第一章の途中で、「砂の器」に似ていると思った。第八章の3節の最後でさらにはっきりした。「それは美冬ではなかった。まったく別の誰かだった。」地震のドサクサで美冬も別人に成り変わっている。
テンポのいい展開で読む者を引き付ける。弱みをにぎられ、彼女の術中にはまっていく男。テレビ局の記者を名乗り、ビデオテープ*を回収するなんてあまりに出来すぎな感じはする。張り出されていた写真をみただけで、そこまで頭が回るのか。
*雅也の殺人現場を撮影してあったビデオテープ
美冬が雅也を助けたのはこのときだけ。あとは、美冬にとって都合のわるい相手に対する攻撃を雅也に押し付けている。「華屋」でのストーカー事件、異臭事件、曽我の失踪、青江のストーカー事件とその救済、次々に起こるこれらの事件について、読者にはその真相が後半で徐々にあかされていく。新しい指輪を実現できたのも、雅也がいたからこそなのに、雅也に脅迫文を送り付けたのは美冬。そして、最大の謎、美冬は誰なのか、この点については謎のまま終わっている。曽我の妻を華屋で働けるようにしたのは、罪滅ぼし?美冬の絶対的自信?、ただ、そこからもほころびがでてくる。

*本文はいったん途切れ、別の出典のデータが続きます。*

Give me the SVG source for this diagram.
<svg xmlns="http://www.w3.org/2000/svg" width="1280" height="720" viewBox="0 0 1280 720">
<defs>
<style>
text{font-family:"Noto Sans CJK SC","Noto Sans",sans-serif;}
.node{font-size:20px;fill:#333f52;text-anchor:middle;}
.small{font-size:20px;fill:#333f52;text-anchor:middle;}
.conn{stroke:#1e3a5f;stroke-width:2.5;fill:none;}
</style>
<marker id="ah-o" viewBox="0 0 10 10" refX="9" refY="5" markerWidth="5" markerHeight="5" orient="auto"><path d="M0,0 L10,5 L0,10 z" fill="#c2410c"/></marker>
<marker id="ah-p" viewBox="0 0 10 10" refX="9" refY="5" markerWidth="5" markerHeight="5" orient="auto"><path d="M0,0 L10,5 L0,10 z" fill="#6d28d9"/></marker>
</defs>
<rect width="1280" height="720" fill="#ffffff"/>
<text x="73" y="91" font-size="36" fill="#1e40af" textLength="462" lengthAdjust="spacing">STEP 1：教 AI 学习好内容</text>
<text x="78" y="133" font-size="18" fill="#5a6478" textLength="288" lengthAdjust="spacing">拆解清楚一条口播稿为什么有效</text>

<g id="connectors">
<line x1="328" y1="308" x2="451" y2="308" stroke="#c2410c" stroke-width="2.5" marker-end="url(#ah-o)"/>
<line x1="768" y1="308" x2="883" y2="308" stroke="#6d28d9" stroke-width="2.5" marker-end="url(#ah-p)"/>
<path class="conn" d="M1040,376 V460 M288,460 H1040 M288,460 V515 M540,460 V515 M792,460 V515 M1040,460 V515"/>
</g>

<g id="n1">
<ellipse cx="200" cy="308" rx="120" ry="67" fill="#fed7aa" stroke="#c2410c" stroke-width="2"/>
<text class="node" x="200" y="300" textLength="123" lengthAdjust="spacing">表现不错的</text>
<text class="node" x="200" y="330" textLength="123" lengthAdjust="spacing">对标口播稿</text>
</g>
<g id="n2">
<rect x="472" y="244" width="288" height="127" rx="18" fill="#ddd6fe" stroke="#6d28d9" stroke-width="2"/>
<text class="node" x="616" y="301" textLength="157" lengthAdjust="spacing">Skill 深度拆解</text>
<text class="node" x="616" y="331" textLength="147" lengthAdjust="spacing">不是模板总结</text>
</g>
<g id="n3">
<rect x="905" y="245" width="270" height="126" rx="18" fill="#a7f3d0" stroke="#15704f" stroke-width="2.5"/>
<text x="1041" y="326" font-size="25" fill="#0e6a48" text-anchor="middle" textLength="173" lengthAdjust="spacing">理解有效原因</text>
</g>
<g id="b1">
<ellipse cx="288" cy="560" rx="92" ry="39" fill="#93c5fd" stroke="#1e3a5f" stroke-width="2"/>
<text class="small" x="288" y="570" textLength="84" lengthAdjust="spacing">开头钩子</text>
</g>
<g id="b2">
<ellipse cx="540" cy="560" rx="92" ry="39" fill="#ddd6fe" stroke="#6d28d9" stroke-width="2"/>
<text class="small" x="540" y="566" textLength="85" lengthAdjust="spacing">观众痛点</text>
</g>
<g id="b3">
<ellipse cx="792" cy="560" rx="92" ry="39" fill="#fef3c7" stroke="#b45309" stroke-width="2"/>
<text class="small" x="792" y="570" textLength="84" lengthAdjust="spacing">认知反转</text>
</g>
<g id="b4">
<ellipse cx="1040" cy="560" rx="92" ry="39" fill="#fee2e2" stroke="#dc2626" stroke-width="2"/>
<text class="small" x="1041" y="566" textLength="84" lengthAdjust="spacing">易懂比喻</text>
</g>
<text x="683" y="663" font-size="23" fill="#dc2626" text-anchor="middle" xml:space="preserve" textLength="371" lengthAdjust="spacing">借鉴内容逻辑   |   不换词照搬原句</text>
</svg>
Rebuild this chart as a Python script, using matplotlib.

結局、職人としての才能を闇の世界で使い果たし、人生を棒に振った雅也。最後に、美冬を葬ろうとするも、加藤(刑事)に邪魔だてされる。加藤を撃つだけで自分は生き延びるという考えはなかったのか、もはや美冬に捨てられた状況で生きる希望がなかったのか。でもこの状況じゃ無理か。加藤に銃口を向けたとき、「俺と彼女だけの世界に入ってくるな」、この気持ちわかる。命がけで美冬と生きてきた雅也にとって加藤は邪魔者。
甘え等で男をいいなりにして自らの欲望をひとつひとつ実現していく美冬は悪魔のような存在であり、その欲望に終わりがないという流れだった。こういう女はコワイ。普通のまっとうな生活がいい。
寝る間も惜しんで読み続けたくなるような本でした。